• Job
Up to and including the line with "y_ticks = [0, 1, 2, 3, 4]", write out the listing from its first line, minus the pictures.

--- Begin Data block ---

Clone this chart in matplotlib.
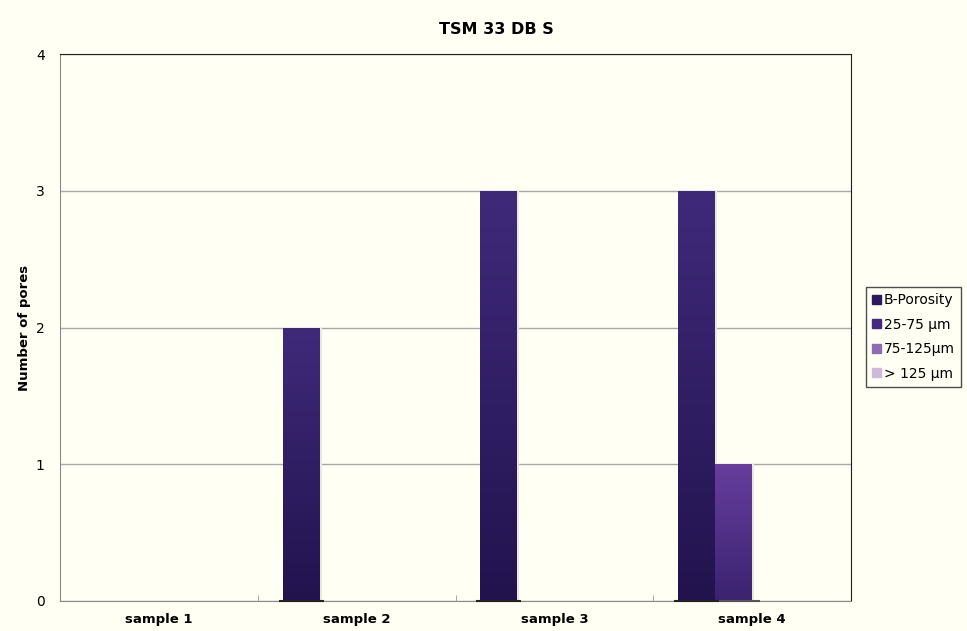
import numpy as np
import matplotlib.pyplot as plt
from matplotlib.colors import LinearSegmentedColormap
from matplotlib.patches import Rectangle

categories = ["sample 1", "sample 2", "sample 3", "sample 4"]
series_names = ["25-75 µm", "75-125µm", "> 125 µm", "B-Porosity"]
s_25_75 = [0, 2, 3, 3]
s_75_125 = [0, 0, 0, 1]
s_gt_125 = [0, 0, 0, 0]
s_bpor = [0, 0, 0, 0]
y_ticks = [0, 1, 2, 3, 4]

legend_order = ["B-Porosity", "25-75 µm", "75-125µm", "> 125 µm"]
legend_colors = {"B-Porosity": "#2b1b5c", "25-75 µm": "#432c80",
                 "75-125µm": "#8c6cb4", "> 125 µm": "#cbbbd9"}
# gradient (top, bottom) for each series
grad = {"25-75 µm": ("#3f2a7a", "#22134e"),
        "75-125µm": ("#673e9e", "#3a236f"),
        "> 125 µm": ("#cbbbd9", "#a898bc"),
        "B-Porosity": ("#2b1b5c", "#1a0f3c")}

bg = "#fffff3"
fig = plt.figure(figsize=(9.67, 6.31), dpi=100, facecolor=bg)
ax = fig.add_axes([60/967, 1-601/631, (851-60)/967, (601-54)/631])
ax.set_facecolor(bg)

x = np.arange(len(categories))
w = 0.187
data = [s_25_75, s_75_125, s_gt_125, s_bpor]
offsets = [-1.5*w, -0.5*w, 0.5*w, 1.5*w]

for name, vals, off in zip(series_names, data, offsets):
    bars = ax.bar(x + off, vals, width=w, color="none", edgecolor="none", zorder=3)
    cmap = LinearSegmentedColormap.from_list(name, [grad[name][1], grad[name][0]])
    for b, v in zip(bars, vals):
        if v <= 0:
            continue
        x0, y0 = b.get_x(), b.get_y()
        img = ax.imshow(np.linspace(0, 1, 256).reshape(-1, 1), cmap=cmap,
                        extent=[x0, x0 + b.get_width(), y0, y0 + v],
                        origin="lower", aspect="auto", zorder=3)
        img.set_clip_path(b)
        # soft shadow along the right edge
        ax.add_patch(Rectangle((x0 + b.get_width(), 0), 0.01, v,
                               color="#ebe7df", zorder=2, lw=0))

ax.set_aspect("auto")
ax.set_xlim(-0.5, len(categories)-0.5)
ax.set_ylim(0, 4)

# baseline strokes beneath the bar groups that hold data
for i, vals in enumerate(zip(*data)):
    if any(v > 0 for v in vals):
        ax.plot([i - 2.0*w - 0.02, i - 1.0*w + 0.02], [0, 0], color="#222222",
                lw=1.5, zorder=4, clip_on=False, solid_capstyle="butt")
        if s_75_125[i] > 0:
            ax.plot([i - 1.0*w + 0.02, i + 0.2*w], [0, 0], color="#555555",
                    lw=1.5, zorder=4, clip_on=False, solid_capstyle="butt")

ax.set_yticks(y_ticks)
ax.set_yticklabels([str(t) for t in y_ticks], fontsize=10)
ax.yaxis.grid(True, color="#a8a8a8", lw=1)
ax.set_axisbelow(True)
ax.tick_params(axis="y", length=0, pad=11)

ax.set_xticks(x)
ax.set_xticklabels(categories, fontsize=9.5, fontweight="bold")
ax.set_xticks(np.arange(1, len(categories)) - 0.5, minor=True)
ax.tick_params(axis="x", which="major", length=0, pad=9)
ax.tick_params(axis="x", which="minor", length=4, direction="in", color="#999999")

for s in ["left", "bottom"]:
    ax.spines[s].set_color("#8a8a8a")
for s in ["top", "right"]:
    ax.spines[s].set_color("#222222")

ax.set_ylabel("Number of pores", fontsize=9.5, fontweight="bold", va="center")
ax.yaxis.set_label_coords(-35/791, 0.5)
fig.text(496/967, 1-30/631, "TSM 33 DB S", ha="center", va="center",
         fontsize=11.5, fontweight="bold")

handles = [Rectangle((0, 0), 1, 1, color=legend_colors[n]) for n in legend_order]
leg = fig.legend(handles, legend_order, loc="center left",
                 bbox_to_anchor=(866/967, 1-337/631), fontsize=10,
                 frameon=True, fancybox=False, edgecolor="#222222",
                 facecolor=bg, handlelength=0.6, handleheight=0.6,
                 handletextpad=0.25, labelspacing=0.75, borderpad=0.45,
                 borderaxespad=0)
leg.get_frame().set_linewidth(1.0)

fig.savefig("out.png", dpi=100, facecolor=bg)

--- End Data block ---

• Answer below
Clone this chart in matplotlib.
import numpy as np
import matplotlib.pyplot as plt
from matplotlib.colors import LinearSegmentedColormap
from matplotlib.patches import Rectangle

categories = ["sample 1", "sample 2", "sample 3", "sample 4"]
series_names = ["25-75 µm", "75-125µm", "> 125 µm", "B-Porosity"]
s_25_75 = [0, 2, 3, 3]
s_75_125 = [0, 0, 0, 1]
s_gt_125 = [0, 0, 0, 0]
s_bpor = [0, 0, 0, 0]
y_ticks = [0, 1, 2, 3, 4]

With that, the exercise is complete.